[Dataset section]
------------------------------------------------------------

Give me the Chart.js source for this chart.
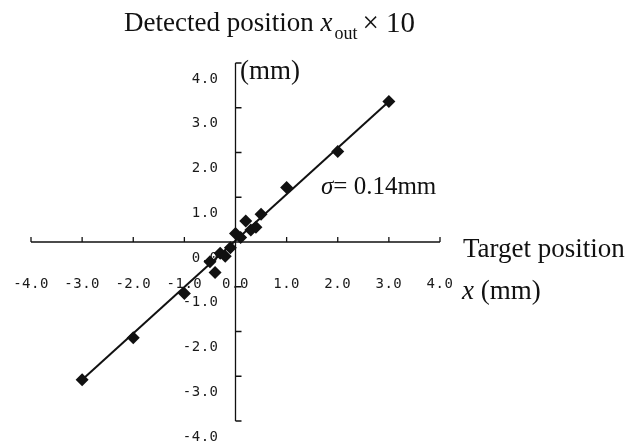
<!DOCTYPE html>
<html>
<head>
<meta charset="utf-8">
<script src="https://cdn.jsdelivr.net/npm/chart.js@4/dist/chart.umd.min.js"></script>
<style>
  html, body { margin: 0; padding: 0; background: #fff; }
  #wrap { width: 631px; height: 446px; }
</style>
</head>
<body>
<div id="wrap"><canvas id="chart" width="631" height="446"></canvas></div>
<script>
// target position x (mm) and detected position x_out*10 (mm)
const targetX = [-3, -2, -1, -0.5, -0.4, -0.3, -0.2, -0.1, 0, 0.1, 0.2, 0.3, 0.4, 0.5, 1, 2, 3];
const detectedY = [-3.08, -2.14, -1.15, -0.44, -0.68, -0.25, -0.32, -0.13, 0.19, 0.1, 0.47, 0.27, 0.33, 0.62, 1.22, 2.02, 3.14];

// fitted line end points
const fitX = [-3, 3];
const fitY = [-3.08, 3.14];

const tickValues = [-4, -3, -2, -1, 0, 1, 2, 3, 4];
const tickLabels = ['-4.0', '-3.0', '-2.0', '-1.0', '0.0', '1.0', '2.0', '3.0', '4.0'];

const ink = '#111';
const serif = '"Liberation Serif"';

// axes through the origin, tick labels and the text around the chart
const crossAxes = {
  id: 'crossAxes',
  beforeDatasetsDraw(chart) {
    const ctx = chart.ctx;
    const xs = chart.scales.x, ys = chart.scales.y;
    const x0 = xs.getPixelForValue(0), y0 = ys.getPixelForValue(0);
    ctx.save();
    ctx.strokeStyle = ink;
    ctx.lineWidth = 1.3;
    ctx.beginPath();
    ctx.moveTo(xs.getPixelForValue(-4), y0);
    ctx.lineTo(xs.getPixelForValue(4), y0);
    ctx.moveTo(x0, ys.getPixelForValue(4));
    ctx.lineTo(x0, ys.getPixelForValue(-4));
    tickValues.forEach(v => {
      const px = xs.getPixelForValue(v);
      ctx.moveTo(px, y0);
      ctx.lineTo(px, y0 - 5);
      const py = ys.getPixelForValue(v);
      ctx.moveTo(x0, py);
      ctx.lineTo(x0 + 6, py);
    });
    ctx.stroke();

    ctx.fillStyle = '#1a1a1a';
    ctx.font = '14px "DejaVu Sans Mono"';
    ctx.letterSpacing = '0.5px';
    ctx.textBaseline = 'middle';
    tickValues.forEach((v, i) => {
      ctx.textAlign = 'center';
      ctx.fillText(tickLabels[i], xs.getPixelForValue(v), 284);
      ctx.textAlign = 'right';
      ctx.fillText(tickLabels[i], x0 - 17, ys.getPixelForValue(v) + 16);
    });
    ctx.restore();
  },
  afterDraw(chart) {
    const ctx = chart.ctx;
    ctx.save();
    ctx.fillStyle = ink;
    ctx.textBaseline = 'alphabetic';
    ctx.textAlign = 'left';

    // title
    let x = 124;
    ctx.font = '27px ' + serif;
    const t1 = 'Detected position ';
    ctx.fillText(t1, x, 31);
    x += ctx.measureText(t1).width;
    ctx.font = 'italic 27px ' + serif;
    ctx.fillText('x', x, 31);
    x += ctx.measureText('x').width + 2;
    ctx.font = '18px ' + serif;
    ctx.fillText('out', x, 39);
    x += ctx.measureText('out').width + 5;
    ctx.font = '29px ' + serif;
    ctx.fillText('× 10', x, 32);

    ctx.font = '27px ' + serif;
    ctx.fillText('(mm)', 240, 79);
    ctx.fillText('Target position', 463, 257);

    ctx.font = 'italic 27px ' + serif;
    ctx.fillText('x', 462, 299);
    const xw = ctx.measureText('x').width;
    ctx.font = '27px ' + serif;
    ctx.fillText(' (mm)', 462 + xw, 299);

    ctx.font = 'italic 25px ' + serif;
    ctx.fillText('σ', 321, 194);
    const sw = ctx.measureText('σ').width;
    ctx.font = '25px ' + serif;
    ctx.fillText('= 0.14mm', 321 + sw, 194);
    ctx.restore();
  }
};

new Chart(document.getElementById('chart'), {
  type: 'scatter',
  data: {
    datasets: [
      {
        label: 'measured',
        data: targetX.map((v, i) => ({ x: v, y: detectedY[i] })),
        pointStyle: 'rectRot',
        pointRadius: 6.5,
        backgroundColor: ink,
        borderColor: ink,
        borderWidth: 0
      },
      {
        type: 'line',
        label: 'fit',
        data: fitX.map((v, i) => ({ x: v, y: fitY[i] })),
        borderColor: ink,
        borderWidth: 2,
        pointRadius: 0,
        fill: false
      }
    ]
  },
  options: {
    responsive: false,
    animation: false,
    layout: { padding: { left: 31, right: 191, top: 63, bottom: 25 } },
    plugins: { legend: { display: false }, tooltip: { enabled: false } },
    scales: {
      x: { type: 'linear', min: -4, max: 4, display: false },
      y: { type: 'linear', min: -4, max: 4, display: false }
    }
  },
  plugins: [crossAxes]
});
</script>
</body>
</html>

------------------------------------------------------------

Scan the lines for the string "chart". Pick out every line that has it.

[Right answer]
Give me the Chart.js source for this chart.
<script src="https://cdn.jsdelivr.net/npm/chart.js@4/dist/chart.umd.min.js"></script>
<div id="wrap"><canvas id="chart" width="631" height="446"></canvas></div>
// axes through the origin, tick labels and the text around the chart
  beforeDatasetsDraw(chart) {
    const ctx = chart.ctx;
    const xs = chart.scales.x, ys = chart.scales.y;
  afterDraw(chart) {
    const ctx = chart.ctx;
new Chart(document.getElementById('chart'), {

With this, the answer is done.